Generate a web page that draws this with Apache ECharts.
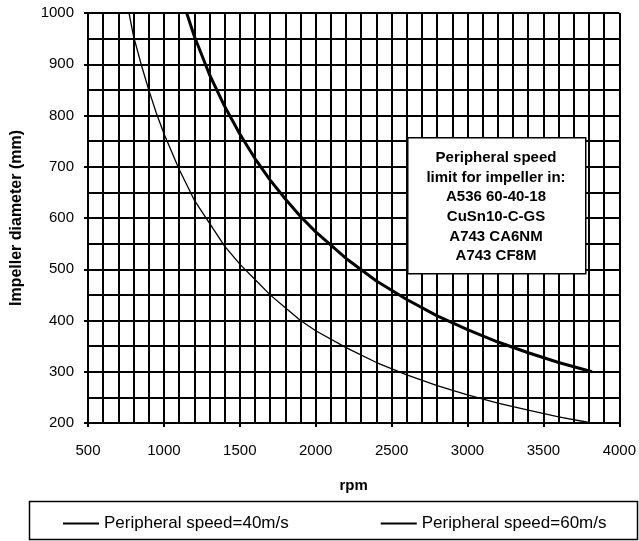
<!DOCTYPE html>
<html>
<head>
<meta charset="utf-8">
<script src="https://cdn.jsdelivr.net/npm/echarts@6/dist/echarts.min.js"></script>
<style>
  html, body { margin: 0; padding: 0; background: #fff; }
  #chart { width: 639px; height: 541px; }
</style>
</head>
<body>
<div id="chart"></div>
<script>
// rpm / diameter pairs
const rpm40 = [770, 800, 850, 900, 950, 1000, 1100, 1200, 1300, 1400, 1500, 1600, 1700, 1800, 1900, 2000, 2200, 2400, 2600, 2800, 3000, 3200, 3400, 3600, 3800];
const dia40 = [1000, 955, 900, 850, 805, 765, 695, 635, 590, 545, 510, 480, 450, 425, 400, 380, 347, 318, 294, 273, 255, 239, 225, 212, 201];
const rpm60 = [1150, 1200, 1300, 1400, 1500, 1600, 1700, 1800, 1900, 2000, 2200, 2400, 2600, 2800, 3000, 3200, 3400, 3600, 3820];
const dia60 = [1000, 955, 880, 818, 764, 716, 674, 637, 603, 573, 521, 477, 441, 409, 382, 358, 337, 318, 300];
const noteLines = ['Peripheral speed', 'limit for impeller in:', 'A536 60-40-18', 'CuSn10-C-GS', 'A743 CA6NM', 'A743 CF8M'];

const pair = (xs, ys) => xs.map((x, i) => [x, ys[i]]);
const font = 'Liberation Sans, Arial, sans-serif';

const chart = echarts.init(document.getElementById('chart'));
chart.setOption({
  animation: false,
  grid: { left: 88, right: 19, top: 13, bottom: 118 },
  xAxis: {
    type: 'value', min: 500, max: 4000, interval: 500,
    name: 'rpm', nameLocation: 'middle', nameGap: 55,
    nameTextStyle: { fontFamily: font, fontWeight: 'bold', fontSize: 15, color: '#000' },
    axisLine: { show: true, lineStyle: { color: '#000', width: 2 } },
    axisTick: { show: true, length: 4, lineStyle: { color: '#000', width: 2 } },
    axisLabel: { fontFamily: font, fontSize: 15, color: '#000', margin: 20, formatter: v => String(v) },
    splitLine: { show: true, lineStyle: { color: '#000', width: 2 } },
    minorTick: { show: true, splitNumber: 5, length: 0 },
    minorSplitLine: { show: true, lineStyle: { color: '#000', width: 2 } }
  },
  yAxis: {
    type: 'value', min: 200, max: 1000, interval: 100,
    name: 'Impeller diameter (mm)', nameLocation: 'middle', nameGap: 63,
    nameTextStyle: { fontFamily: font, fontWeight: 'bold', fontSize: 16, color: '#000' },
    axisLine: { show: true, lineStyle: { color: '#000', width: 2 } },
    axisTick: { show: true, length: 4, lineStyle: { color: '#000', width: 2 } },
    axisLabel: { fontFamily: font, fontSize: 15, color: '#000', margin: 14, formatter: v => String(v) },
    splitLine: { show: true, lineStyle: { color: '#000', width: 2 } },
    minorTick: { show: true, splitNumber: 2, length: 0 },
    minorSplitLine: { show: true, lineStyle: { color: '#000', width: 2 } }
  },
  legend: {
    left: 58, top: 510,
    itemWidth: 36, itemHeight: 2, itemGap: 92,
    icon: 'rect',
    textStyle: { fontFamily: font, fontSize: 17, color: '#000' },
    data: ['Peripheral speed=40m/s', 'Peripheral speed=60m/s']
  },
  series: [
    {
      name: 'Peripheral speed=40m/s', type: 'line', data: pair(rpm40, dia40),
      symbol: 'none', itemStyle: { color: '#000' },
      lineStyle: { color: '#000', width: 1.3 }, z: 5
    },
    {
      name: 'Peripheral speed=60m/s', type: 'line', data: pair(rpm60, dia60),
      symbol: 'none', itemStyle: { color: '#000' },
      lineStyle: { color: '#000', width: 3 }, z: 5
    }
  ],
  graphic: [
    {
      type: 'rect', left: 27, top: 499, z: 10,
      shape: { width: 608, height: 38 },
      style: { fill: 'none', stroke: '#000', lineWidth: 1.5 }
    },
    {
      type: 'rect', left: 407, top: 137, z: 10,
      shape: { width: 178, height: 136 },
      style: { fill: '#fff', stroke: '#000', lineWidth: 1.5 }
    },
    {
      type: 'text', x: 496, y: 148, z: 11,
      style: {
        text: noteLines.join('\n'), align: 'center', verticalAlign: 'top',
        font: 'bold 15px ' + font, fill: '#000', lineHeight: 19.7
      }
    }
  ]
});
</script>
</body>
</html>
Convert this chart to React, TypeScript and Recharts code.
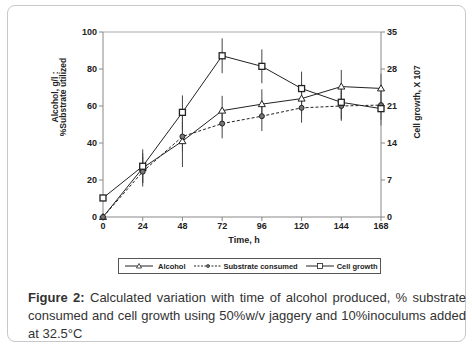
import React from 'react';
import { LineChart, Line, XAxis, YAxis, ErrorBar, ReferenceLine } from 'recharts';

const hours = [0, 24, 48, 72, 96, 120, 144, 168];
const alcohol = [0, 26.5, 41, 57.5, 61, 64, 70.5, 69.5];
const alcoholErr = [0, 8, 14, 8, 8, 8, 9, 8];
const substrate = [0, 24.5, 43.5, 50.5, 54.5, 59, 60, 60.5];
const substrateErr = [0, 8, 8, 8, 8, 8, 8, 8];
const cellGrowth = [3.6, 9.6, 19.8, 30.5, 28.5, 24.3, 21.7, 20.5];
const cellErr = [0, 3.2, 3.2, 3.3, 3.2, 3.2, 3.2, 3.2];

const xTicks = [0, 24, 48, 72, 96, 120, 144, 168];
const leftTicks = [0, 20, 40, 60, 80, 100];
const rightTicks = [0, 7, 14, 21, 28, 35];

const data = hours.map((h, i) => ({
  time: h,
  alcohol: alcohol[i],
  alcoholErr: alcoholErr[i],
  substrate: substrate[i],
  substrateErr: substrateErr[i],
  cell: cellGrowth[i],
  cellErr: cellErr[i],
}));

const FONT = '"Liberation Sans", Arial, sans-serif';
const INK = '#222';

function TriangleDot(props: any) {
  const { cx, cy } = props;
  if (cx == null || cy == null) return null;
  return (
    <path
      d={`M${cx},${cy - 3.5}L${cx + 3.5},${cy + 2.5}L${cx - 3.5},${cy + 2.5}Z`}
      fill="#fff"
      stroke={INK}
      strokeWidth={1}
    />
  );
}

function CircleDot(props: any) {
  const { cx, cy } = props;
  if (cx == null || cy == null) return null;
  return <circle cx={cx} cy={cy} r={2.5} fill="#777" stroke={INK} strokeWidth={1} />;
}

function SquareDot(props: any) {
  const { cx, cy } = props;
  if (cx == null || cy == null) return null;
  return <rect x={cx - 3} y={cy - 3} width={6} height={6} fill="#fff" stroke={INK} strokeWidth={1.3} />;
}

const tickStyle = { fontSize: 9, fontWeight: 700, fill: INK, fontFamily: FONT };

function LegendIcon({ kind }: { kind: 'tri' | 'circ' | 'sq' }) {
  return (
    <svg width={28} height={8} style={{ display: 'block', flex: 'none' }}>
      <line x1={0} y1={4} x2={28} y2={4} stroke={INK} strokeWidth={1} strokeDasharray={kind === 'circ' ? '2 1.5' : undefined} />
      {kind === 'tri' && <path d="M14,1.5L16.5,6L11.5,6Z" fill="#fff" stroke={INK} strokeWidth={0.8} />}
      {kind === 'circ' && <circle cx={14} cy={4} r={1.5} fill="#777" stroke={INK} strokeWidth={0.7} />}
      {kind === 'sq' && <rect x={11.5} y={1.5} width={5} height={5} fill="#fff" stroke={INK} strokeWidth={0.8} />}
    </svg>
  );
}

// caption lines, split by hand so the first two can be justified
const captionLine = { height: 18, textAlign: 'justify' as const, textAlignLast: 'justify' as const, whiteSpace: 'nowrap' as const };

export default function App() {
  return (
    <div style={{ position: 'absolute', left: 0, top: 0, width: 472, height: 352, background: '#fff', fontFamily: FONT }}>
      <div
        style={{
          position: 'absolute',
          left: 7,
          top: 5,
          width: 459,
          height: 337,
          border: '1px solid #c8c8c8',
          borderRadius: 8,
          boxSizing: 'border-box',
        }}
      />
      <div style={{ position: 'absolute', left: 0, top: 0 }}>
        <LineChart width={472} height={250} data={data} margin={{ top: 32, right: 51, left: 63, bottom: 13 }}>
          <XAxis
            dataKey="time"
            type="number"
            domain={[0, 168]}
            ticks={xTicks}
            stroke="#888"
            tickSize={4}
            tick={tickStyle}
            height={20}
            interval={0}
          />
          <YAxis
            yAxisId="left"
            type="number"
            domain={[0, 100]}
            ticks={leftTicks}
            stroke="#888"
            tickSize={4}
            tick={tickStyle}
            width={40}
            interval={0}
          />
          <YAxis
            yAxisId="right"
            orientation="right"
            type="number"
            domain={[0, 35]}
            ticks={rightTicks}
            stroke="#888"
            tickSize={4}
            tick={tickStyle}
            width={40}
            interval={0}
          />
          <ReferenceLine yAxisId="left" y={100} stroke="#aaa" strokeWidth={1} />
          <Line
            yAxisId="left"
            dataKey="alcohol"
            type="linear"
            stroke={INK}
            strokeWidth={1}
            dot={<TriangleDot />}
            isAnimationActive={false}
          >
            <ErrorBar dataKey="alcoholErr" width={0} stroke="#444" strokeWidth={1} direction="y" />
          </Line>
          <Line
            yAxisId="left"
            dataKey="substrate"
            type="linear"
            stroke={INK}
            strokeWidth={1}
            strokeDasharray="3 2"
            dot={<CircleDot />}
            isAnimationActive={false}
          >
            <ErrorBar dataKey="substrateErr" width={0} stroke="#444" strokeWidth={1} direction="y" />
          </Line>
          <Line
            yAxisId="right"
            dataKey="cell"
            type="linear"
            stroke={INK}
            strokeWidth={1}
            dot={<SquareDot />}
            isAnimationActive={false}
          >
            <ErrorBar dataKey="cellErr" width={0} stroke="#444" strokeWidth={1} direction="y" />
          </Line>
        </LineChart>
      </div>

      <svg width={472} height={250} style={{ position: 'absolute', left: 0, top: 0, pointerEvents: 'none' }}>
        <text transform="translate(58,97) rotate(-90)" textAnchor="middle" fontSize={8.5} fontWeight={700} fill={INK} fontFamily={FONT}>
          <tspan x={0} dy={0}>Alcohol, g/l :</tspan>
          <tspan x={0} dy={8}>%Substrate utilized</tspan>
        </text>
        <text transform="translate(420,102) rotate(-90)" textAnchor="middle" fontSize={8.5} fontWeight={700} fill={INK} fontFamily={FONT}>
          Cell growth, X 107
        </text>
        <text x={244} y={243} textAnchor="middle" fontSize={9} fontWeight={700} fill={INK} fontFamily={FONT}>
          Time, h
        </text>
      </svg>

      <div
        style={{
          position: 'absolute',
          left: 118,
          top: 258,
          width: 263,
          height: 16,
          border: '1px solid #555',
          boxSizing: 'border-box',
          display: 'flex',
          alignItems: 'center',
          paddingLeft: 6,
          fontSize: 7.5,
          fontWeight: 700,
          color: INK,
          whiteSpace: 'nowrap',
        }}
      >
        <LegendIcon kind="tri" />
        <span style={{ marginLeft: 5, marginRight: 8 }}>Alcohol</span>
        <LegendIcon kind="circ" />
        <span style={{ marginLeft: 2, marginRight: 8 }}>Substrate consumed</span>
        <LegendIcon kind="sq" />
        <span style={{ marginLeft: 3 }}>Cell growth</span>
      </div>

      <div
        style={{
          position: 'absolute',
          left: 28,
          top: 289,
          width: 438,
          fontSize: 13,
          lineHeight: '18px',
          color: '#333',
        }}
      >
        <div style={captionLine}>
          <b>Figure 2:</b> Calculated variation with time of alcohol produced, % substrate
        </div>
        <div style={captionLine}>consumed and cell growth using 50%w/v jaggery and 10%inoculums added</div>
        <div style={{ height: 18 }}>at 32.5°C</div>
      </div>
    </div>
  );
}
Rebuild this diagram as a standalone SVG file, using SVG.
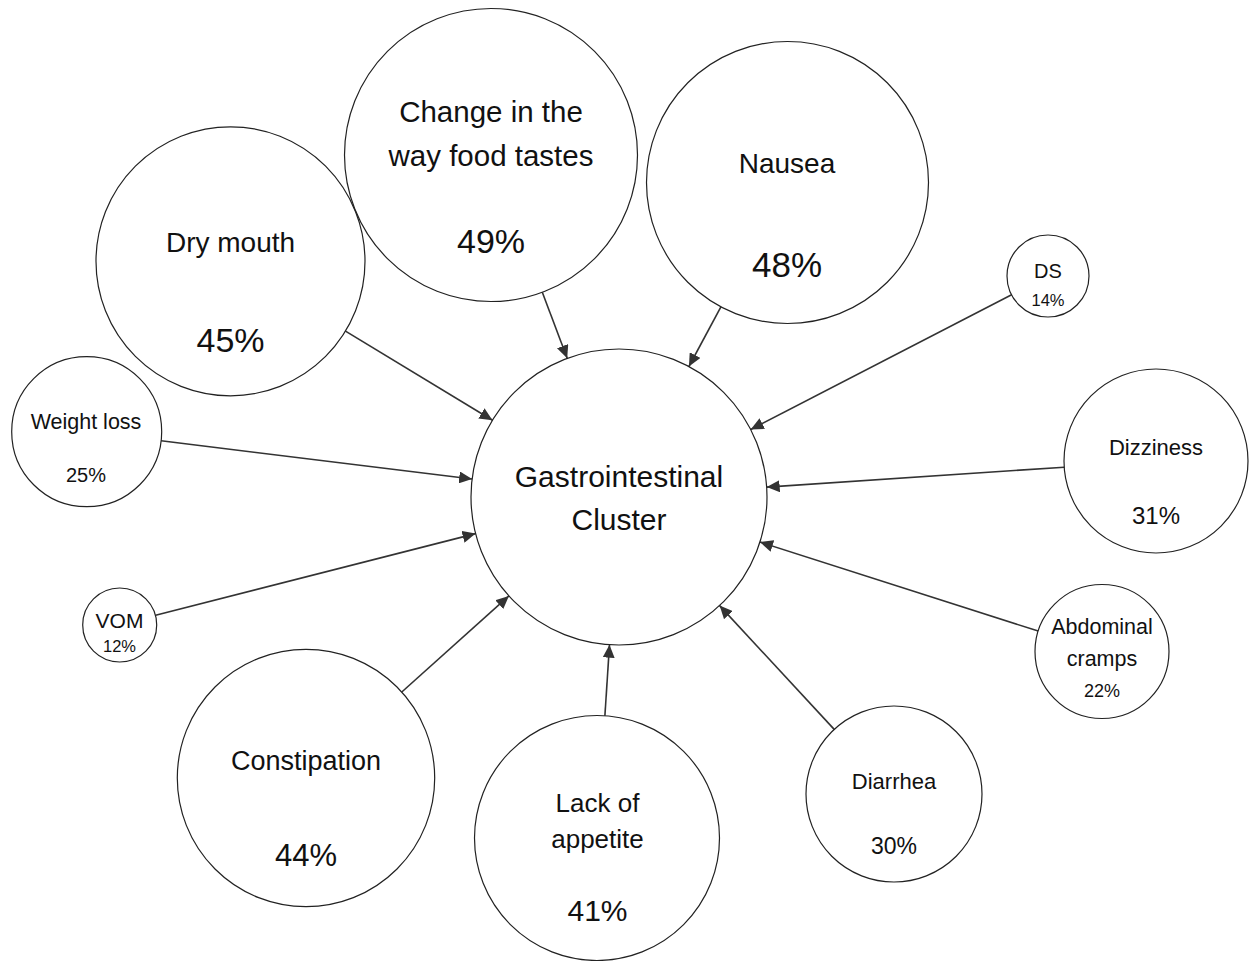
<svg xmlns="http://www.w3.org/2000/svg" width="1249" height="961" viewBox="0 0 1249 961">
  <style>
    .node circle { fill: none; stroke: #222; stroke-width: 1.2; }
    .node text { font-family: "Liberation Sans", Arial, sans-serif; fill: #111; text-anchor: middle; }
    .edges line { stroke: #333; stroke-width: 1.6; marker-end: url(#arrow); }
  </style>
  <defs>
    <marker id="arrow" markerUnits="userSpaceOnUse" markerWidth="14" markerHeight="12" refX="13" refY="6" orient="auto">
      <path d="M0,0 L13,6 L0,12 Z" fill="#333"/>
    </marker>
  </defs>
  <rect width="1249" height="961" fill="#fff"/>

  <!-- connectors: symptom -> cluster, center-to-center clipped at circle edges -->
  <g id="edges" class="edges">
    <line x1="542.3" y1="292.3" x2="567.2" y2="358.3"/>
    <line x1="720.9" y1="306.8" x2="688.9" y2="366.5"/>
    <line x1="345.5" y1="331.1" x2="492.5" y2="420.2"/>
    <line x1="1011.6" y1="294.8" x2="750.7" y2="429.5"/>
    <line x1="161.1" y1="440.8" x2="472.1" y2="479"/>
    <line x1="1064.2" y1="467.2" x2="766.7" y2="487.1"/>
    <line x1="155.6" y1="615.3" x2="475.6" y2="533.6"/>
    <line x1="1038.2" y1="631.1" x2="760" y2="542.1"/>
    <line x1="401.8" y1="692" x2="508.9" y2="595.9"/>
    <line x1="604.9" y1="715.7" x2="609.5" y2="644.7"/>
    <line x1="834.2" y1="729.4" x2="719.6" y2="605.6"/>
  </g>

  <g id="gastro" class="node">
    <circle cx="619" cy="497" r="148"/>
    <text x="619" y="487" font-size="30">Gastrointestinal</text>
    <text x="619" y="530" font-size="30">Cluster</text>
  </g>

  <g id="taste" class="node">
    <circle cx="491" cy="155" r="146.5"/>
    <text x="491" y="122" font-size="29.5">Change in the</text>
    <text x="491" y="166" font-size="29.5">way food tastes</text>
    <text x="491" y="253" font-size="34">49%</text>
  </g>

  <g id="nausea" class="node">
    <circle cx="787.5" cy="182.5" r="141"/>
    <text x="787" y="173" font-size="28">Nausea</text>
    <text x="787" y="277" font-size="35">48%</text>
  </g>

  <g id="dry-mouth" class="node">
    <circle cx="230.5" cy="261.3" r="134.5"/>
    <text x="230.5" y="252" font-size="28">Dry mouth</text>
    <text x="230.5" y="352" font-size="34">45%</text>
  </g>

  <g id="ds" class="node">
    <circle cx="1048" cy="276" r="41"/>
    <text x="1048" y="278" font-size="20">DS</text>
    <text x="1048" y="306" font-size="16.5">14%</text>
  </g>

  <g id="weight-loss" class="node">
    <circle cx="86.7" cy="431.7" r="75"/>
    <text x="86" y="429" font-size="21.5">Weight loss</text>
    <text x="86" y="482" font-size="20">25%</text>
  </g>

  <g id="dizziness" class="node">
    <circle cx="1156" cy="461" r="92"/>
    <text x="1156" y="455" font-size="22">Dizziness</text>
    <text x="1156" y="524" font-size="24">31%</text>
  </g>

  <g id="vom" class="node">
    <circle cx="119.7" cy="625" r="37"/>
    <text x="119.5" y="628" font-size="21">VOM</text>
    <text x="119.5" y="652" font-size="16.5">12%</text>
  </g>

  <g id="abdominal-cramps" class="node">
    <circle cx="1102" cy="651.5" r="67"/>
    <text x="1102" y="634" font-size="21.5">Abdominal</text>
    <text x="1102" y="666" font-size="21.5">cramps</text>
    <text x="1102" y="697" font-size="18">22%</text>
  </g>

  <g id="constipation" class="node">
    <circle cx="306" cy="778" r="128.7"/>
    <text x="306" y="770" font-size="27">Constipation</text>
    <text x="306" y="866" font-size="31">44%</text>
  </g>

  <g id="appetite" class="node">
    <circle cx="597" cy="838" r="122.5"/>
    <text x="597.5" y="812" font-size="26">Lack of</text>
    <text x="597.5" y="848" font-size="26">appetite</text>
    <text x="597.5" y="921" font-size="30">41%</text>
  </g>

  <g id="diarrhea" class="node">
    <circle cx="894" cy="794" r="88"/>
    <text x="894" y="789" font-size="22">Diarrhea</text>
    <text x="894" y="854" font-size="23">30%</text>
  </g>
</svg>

+++

→ **Work to complete**
Only the lines from the one with "Convert this chart" down to the one with "YAxis, ErrorBar, ReferenceLine" belong in your copy, both ends included; write them out exactly and skip any pictures.

→ **Exercise solution**
Convert this chart to React, TypeScript and Recharts code.
import React from 'react';
import { LineChart, Line, XAxis, YAxis, ErrorBar, ReferenceLine } from 'recharts';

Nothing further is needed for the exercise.